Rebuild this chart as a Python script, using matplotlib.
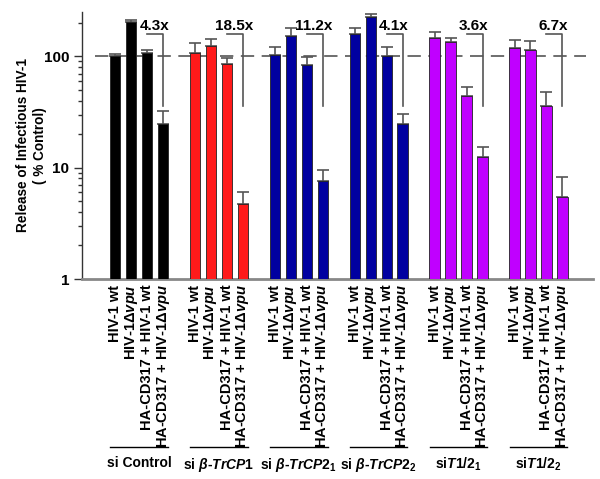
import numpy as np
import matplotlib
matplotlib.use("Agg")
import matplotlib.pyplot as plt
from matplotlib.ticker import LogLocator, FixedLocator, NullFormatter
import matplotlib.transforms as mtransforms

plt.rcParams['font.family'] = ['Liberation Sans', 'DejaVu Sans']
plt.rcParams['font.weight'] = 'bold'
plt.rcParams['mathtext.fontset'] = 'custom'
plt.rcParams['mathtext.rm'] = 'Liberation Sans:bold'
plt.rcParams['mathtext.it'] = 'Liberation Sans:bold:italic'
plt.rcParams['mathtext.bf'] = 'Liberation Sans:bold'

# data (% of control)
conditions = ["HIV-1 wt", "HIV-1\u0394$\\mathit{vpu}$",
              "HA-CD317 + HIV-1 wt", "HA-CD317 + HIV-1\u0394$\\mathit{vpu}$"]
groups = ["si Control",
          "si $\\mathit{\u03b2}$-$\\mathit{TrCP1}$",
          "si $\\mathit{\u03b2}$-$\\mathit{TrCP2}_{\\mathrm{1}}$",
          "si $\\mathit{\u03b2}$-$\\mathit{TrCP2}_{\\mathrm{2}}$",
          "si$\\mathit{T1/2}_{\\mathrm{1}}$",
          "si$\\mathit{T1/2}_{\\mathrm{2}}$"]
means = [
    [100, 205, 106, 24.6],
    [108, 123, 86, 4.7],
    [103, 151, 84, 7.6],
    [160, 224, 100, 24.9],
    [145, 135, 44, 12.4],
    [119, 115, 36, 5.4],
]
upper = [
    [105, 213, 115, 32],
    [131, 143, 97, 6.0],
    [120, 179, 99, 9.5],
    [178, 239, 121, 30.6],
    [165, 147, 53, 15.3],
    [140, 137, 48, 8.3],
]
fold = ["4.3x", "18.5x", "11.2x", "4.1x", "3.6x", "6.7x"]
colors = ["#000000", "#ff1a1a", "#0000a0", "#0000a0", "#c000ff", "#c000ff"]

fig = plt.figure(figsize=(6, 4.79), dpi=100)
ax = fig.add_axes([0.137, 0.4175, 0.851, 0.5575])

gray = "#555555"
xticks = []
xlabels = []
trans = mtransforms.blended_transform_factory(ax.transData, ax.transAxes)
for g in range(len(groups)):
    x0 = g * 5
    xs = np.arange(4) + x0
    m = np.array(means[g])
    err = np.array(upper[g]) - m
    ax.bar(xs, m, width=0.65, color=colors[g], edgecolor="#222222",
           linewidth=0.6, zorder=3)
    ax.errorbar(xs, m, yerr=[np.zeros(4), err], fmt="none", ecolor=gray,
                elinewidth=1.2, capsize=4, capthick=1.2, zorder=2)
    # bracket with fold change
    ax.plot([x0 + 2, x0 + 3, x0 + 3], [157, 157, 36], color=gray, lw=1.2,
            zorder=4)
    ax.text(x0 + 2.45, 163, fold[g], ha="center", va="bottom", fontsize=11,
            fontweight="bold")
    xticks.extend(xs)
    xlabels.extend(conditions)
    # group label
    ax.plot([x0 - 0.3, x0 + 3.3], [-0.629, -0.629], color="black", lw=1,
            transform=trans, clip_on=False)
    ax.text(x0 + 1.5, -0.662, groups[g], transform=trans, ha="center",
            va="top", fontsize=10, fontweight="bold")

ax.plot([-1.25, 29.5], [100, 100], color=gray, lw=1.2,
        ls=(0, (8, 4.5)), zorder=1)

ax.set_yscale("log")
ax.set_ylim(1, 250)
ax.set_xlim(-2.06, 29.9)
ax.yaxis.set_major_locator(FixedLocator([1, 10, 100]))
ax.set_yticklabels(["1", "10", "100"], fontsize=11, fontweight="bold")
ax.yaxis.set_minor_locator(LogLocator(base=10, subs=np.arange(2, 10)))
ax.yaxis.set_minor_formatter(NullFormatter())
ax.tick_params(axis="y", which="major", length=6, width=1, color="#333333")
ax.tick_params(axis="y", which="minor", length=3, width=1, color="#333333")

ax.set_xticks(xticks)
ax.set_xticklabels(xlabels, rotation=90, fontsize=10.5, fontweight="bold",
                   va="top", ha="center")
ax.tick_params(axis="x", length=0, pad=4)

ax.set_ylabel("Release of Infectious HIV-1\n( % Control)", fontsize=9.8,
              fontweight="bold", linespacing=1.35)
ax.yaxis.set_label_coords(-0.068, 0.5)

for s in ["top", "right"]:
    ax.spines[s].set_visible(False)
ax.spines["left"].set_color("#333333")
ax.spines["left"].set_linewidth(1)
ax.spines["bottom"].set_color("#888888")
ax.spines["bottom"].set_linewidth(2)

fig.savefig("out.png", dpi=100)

=-=-=

Quote everything in the listing above exactly; pictures are the only thing to omit.

• _SOLUTION FOR THIS EXERCISE_:
Rebuild this chart as a Python script, using matplotlib.
import numpy as np
import matplotlib
matplotlib.use("Agg")
import matplotlib.pyplot as plt
from matplotlib.ticker import LogLocator, FixedLocator, NullFormatter
import matplotlib.transforms as mtransforms

plt.rcParams['font.family'] = ['Liberation Sans', 'DejaVu Sans']
plt.rcParams['font.weight'] = 'bold'
plt.rcParams['mathtext.fontset'] = 'custom'
plt.rcParams['mathtext.rm'] = 'Liberation Sans:bold'
plt.rcParams['mathtext.it'] = 'Liberation Sans:bold:italic'
plt.rcParams['mathtext.bf'] = 'Liberation Sans:bold'

# data (% of control)
conditions = ["HIV-1 wt", "HIV-1\u0394$\\mathit{vpu}$",
              "HA-CD317 + HIV-1 wt", "HA-CD317 + HIV-1\u0394$\\mathit{vpu}$"]
groups = ["si Control",
          "si $\\mathit{\u03b2}$-$\\mathit{TrCP1}$",
          "si $\\mathit{\u03b2}$-$\\mathit{TrCP2}_{\\mathrm{1}}$",
          "si $\\mathit{\u03b2}$-$\\mathit{TrCP2}_{\\mathrm{2}}$",
          "si$\\mathit{T1/2}_{\\mathrm{1}}$",
          "si$\\mathit{T1/2}_{\\mathrm{2}}$"]
means = [
    [100, 205, 106, 24.6],
    [108, 123, 86, 4.7],
    [103, 151, 84, 7.6],
    [160, 224, 100, 24.9],
    [145, 135, 44, 12.4],
    [119, 115, 36, 5.4],
]
upper = [
    [105, 213, 115, 32],
    [131, 143, 97, 6.0],
    [120, 179, 99, 9.5],
    [178, 239, 121, 30.6],
    [165, 147, 53, 15.3],
    [140, 137, 48, 8.3],
]
fold = ["4.3x", "18.5x", "11.2x", "4.1x", "3.6x", "6.7x"]
colors = ["#000000", "#ff1a1a", "#0000a0", "#0000a0", "#c000ff", "#c000ff"]

fig = plt.figure(figsize=(6, 4.79), dpi=100)
ax = fig.add_axes([0.137, 0.4175, 0.851, 0.5575])

gray = "#555555"
xticks = []
xlabels = []
trans = mtransforms.blended_transform_factory(ax.transData, ax.transAxes)
for g in range(len(groups)):
    x0 = g * 5
    xs = np.arange(4) + x0
    m = np.array(means[g])
    err = np.array(upper[g]) - m
    ax.bar(xs, m, width=0.65, color=colors[g], edgecolor="#222222",
           linewidth=0.6, zorder=3)
    ax.errorbar(xs, m, yerr=[np.zeros(4), err], fmt="none", ecolor=gray,
                elinewidth=1.2, capsize=4, capthick=1.2, zorder=2)
    # bracket with fold change
    ax.plot([x0 + 2, x0 + 3, x0 + 3], [157, 157, 36], color=gray, lw=1.2,
            zorder=4)
    ax.text(x0 + 2.45, 163, fold[g], ha="center", va="bottom", fontsize=11,
            fontweight="bold")
    xticks.extend(xs)
    xlabels.extend(conditions)
    # group label
    ax.plot([x0 - 0.3, x0 + 3.3], [-0.629, -0.629], color="black", lw=1,
            transform=trans, clip_on=False)
    ax.text(x0 + 1.5, -0.662, groups[g], transform=trans, ha="center",
            va="top", fontsize=10, fontweight="bold")

ax.plot([-1.25, 29.5], [100, 100], color=gray, lw=1.2,
        ls=(0, (8, 4.5)), zorder=1)

ax.set_yscale("log")
ax.set_ylim(1, 250)
ax.set_xlim(-2.06, 29.9)
ax.yaxis.set_major_locator(FixedLocator([1, 10, 100]))
ax.set_yticklabels(["1", "10", "100"], fontsize=11, fontweight="bold")
ax.yaxis.set_minor_locator(LogLocator(base=10, subs=np.arange(2, 10)))
ax.yaxis.set_minor_formatter(NullFormatter())
ax.tick_params(axis="y", which="major", length=6, width=1, color="#333333")
ax.tick_params(axis="y", which="minor", length=3, width=1, color="#333333")

ax.set_xticks(xticks)
ax.set_xticklabels(xlabels, rotation=90, fontsize=10.5, fontweight="bold",
                   va="top", ha="center")
ax.tick_params(axis="x", length=0, pad=4)

ax.set_ylabel("Release of Infectious HIV-1\n( % Control)", fontsize=9.8,
              fontweight="bold", linespacing=1.35)
ax.yaxis.set_label_coords(-0.068, 0.5)

for s in ["top", "right"]:
    ax.spines[s].set_visible(False)
ax.spines["left"].set_color("#333333")
ax.spines["left"].set_linewidth(1)
ax.spines["bottom"].set_color("#888888")
ax.spines["bottom"].set_linewidth(2)

fig.savefig("out.png", dpi=100)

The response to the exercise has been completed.